Wiatry Magii

A chronicle of our Warhammer journey - painting, battles, and hobby adventures.


When an Ork Combat Patrol Sends Us Down a Rabbit Hole

We had one of those very relatable Warhammer moments recently: a simple “let’s look at Orks” turned into confusion, detective work, edition archaeology, and of course some quick hobby math.

It started with Stas noticing that Orks in Warhammer 40,000 feel a bit closer to Orruks than he expected. Which, honestly, is not a bad place to start if you’re orbiting around green skins and trying to figure out which version of the faction really clicks with you.

Michał jumped in immediately with moral support and the extremely noble offer of becoming a one-man visual guide to the faction by sending low-res screenshots of every army. True friendship in the grim darkness of the far future.

The mystery of the two Combat Patrols

The real confusion started when Stas found two different Ork sets in two different official places:

  • one listed on the store that he liked a lot less,
  • and another one shown in a downloadable PDF that looked much better.

That kind of thing can be genuinely confusing when you’re trying to buy into an army. You think you’ve found the set you want, then suddenly it turns out that the cool version might not actually be the one currently on sale.

Here are the two screenshots that kicked off the whole discussion:

Current Ork set screenshot

Older Ork set from PDF screenshot

Michał pretty quickly identified the more exciting-looking one as the old Combat Patrol from 9th edition, dating back to 2021. In other words: yes, it was real, yes, it was official, and no, it was probably not something you could just casually add to cart anymore.

The bad news: out of print

Once we established that this was the older box, the next question was obvious: can you still buy it?

Apparently not in any normal way. Michał couldn’t find it in regular sale anymore, and the aftermarket situation sounded a bit absurd — with boxes reportedly floating around for about $400 on eBay.

That’s one of those classic hobby moments where a discontinued box starts gaining mythical status, even when the contents themselves are not impossible to collect separately.

The slightly better news: you can probably build it yourself

Naturally, the next step was pricing out the contents piece by piece. Michał did the fast breakdown for the old Ork Combat Patrol:

  • Warboss in Mega Armour – 118 zł
  • Deffkoptas – 174 zł
  • Boyz – 2 × 125 zł
  • Deff Dread – 220 zł

That gave a total of 762 zł.

So the conclusion was a bit funny:

  • on the one hand, buying it unit by unit is not especially cheap,
  • but on the other hand, it still looks wildly more reasonable than paying collector prices for the old sealed box.

At that point the eBay pricing became even more mysterious. If the contents can be assembled for roughly half of that aftermarket price, then what you’re really paying for is the rarity, the nostalgia, and the satisfaction of getting the actual box.

But can it still be played in 10th edition?

This was the other important part of the discussion, because there’s not much point chasing an old Combat Patrol if it no longer functions in the current format.

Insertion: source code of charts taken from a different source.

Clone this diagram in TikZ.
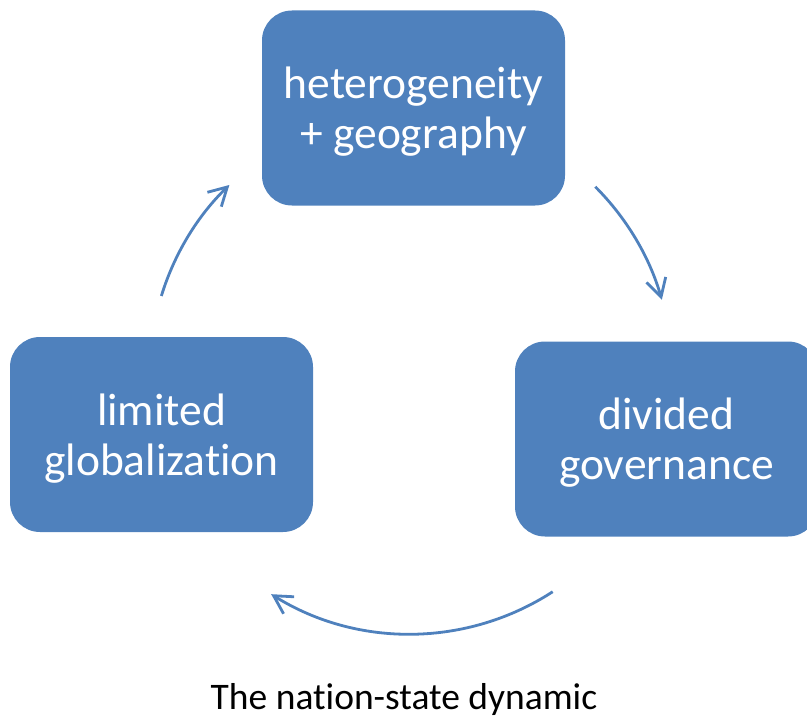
\documentclass[tikz,border=0pt]{standalone}
\usepackage{fontspec}
\setmainfont{Carlito}[Ligatures=CommonOff]
\usetikzlibrary{arrows.meta,calc}
\definecolor{boxblue}{HTML}{4F81BD}
\tikzset{
  cyclebox/.style={fill=boxblue, draw=none, rounded corners=30pt, minimum width=303pt, minimum height=195pt,
    inner sep=0pt, align=center, text=white, font=\fontsize{45.5}{50}\selectfont},
  cyclearrow/.style={draw=boxblue, line width=2.8pt, -{Straight Barb[length=18pt,width=20pt]}},
  celltext/.style={align=center, text=white, font=\fontsize{45.5}{50}\selectfont, inner sep=0pt},
}
\begin{document}
\begin{tikzpicture}[x=1pt,y=-1pt]
\useasboundingbox (0,0) rectangle (807,717);
\node[cyclebox] (top) at (413.5,108) {};
\node[cyclebox] (left) at (161.5,434.5) {};
\node[cyclebox] (right) at (666.5,439) {};
\node[celltext] (toptext) at ($(top.center)+(0,4)$) {heterogeneity\\+ geography};
\node[celltext] (lefttext) at ($(left.center)+(0,4)$) {limited\\globalization};
\node[celltext] (righttext) at ($(right.center)+(0,4)$) {divided\\governance};
\node[font=\fontsize{37.5}{42}\selectfont, anchor=base] (cap) at (404,709) {The nation-state dynamic};
\coordinate (c) at (410,372);
\draw[cyclearrow] ($(c)+(163:260 and -260)$) arc[start angle=163, end angle=134, x radius=260, y radius=-260];
\draw[cyclearrow] ($(c)+(45:262 and -262)$) arc[start angle=45, end angle=16, x radius=262, y radius=-262];
\draw[cyclearrow] ($(c)+(-57:262 and -262)$) arc[start angle=-57, end angle=-122, x radius=262, y radius=-262];
\end{tikzpicture}
\end{document}
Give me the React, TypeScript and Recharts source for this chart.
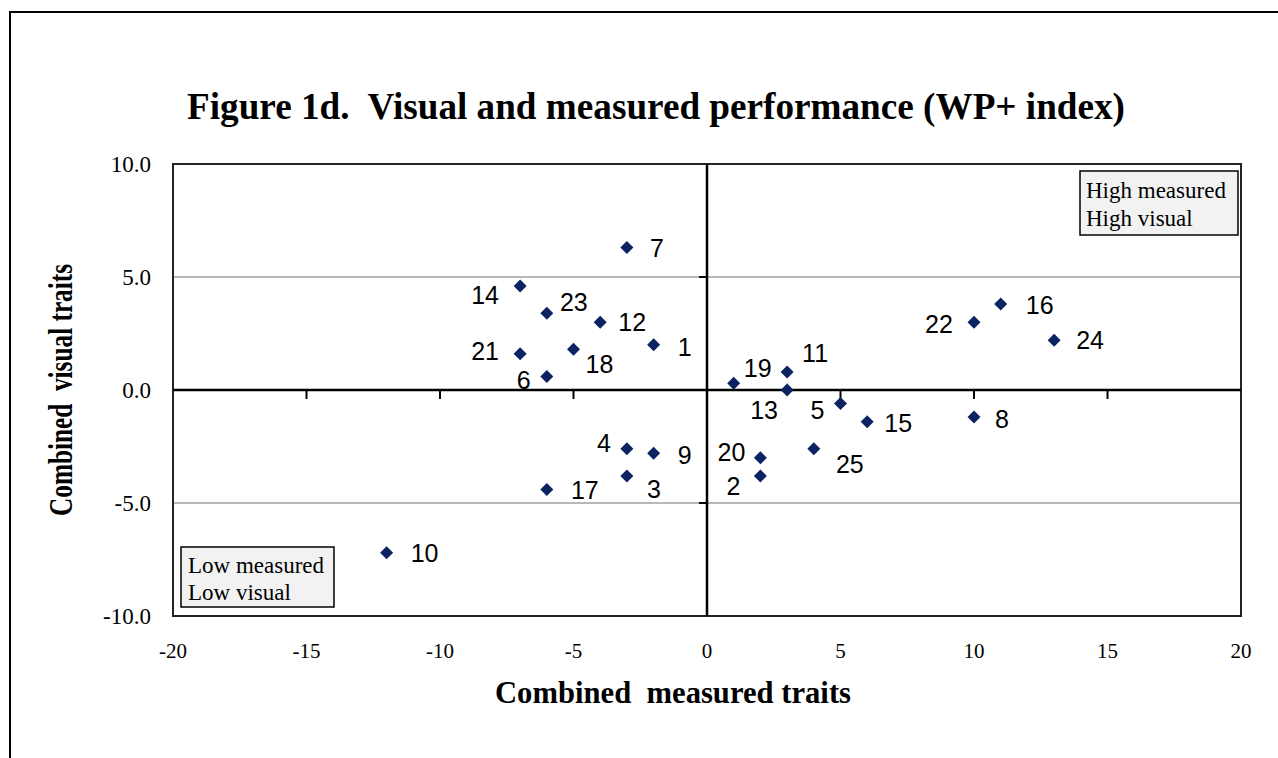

Stas found rules references suggesting that the old Ork set corresponds to Gordrang’s Gitstompas, with 10th edition Combat Patrol rules available online.

Then Wilini checked the official Warhammer 40,000 app and confirmed that Combat Patrol: Gordrang appears there with rules. So the practical answer seems to be: yes, you can still play that patrol in the current edition.

That’s honestly the best possible outcome for anyone who prefers the lineup of the older box. Even if the original package is gone, the patrol itself still seems to have a life in 10th edition.

Our takeaway

This was a very classic purchase dilemma:

  • the currently sold box doesn’t always match the one that grabs you,
  • older boxes can be weirdly expensive on the secondary market,
  • and sometimes the smartest move is just to recreate the set from individual kits.

There was also a very useful side note from Michał: sometimes you can accidentally assemble a Combat Patrol just by buying units you like. Apparently that may have happened to Wilini in the past, which is both funny and also not the worst shopping strategy we’ve ever heard.

So if we were in Stas’s boots, we’d probably do this:

  1. confirm the exact unit list for the old patrol,
  2. confirm the current 10th edition rules support,
  3. compare the cost of separate kits versus hunting for a boxed set,
  4. and only then decide whether the premium for the old box is worth it.

Usually, it probably isn’t.

But also… Orks are Orks, and sometimes the heart wants what the heart wants.

Final verdict

The old Ork Combat Patrol may be gone from normal retail, but it doesn’t look dead at all. If you like that composition more than the current offering, it seems entirely possible to collect it manually and still use it in 10th edition Combat Patrol.

Which is not the cheapest answer — but it is a much better answer than paying $400 because a PDF made us fall in love with an old box.